Those sober nights.
(Another break from routine) In August 2022, I decided to stop lying to myself.
Lunchtime walk, trees on my right, fields and hills to my left, dog trailing, sniffing and happy, we walk without each other, a peaceful potter. On the familiar valley path, I try to shift my thoughts back to the children, to the view, to the dog, to the work — “Maybe should I – if I have wine tonight, then, then that means I can’t have a drink on Sunday. But if I buy a bottle today, then that means I’ll have half – surely I’ll have half left, I’ll definitely have half left…”
If the bargaining has started, it’s a Thursday. I know enough I am educated enough — I used to work in mental health for fucks sake, I know what it means to self-identify with mental-health questionnaires — I know that these bargains I make, these trips I plan — I know what these mean.
Since the end of my marriage, I’d promised I would stop lying to myself. That I wouldn’t allow more self-induced fogs, those head-banging drains of cognitive dissonance that left me irritable, irrational, unkind.

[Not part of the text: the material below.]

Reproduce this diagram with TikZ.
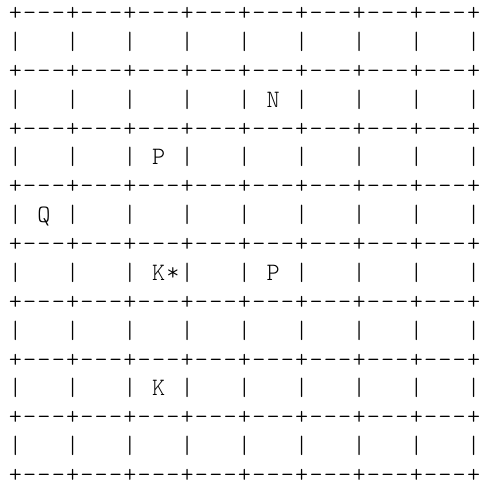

The two am heart-racing wake-ups. Followed by the six am wake up, eyes pinched against the skylight, scrawling in my diary, walking the dog, back into bed to nap, in hopes the fug would clear but never would, get up again, thick headed and furious , another Saturday working.
One day, I realised that I couldn’t magically stop the one or two or three or four hours of school morning fights, couldn’t magic back those hours to then try to fit in a day of work, couldn’t stop the world from moving when the phone rings and it’s CAMHS or kids or school and my brain is hot again and fast from another crisis but there are still five hours of work to somehow somewhere there is work to do and money I need to earn.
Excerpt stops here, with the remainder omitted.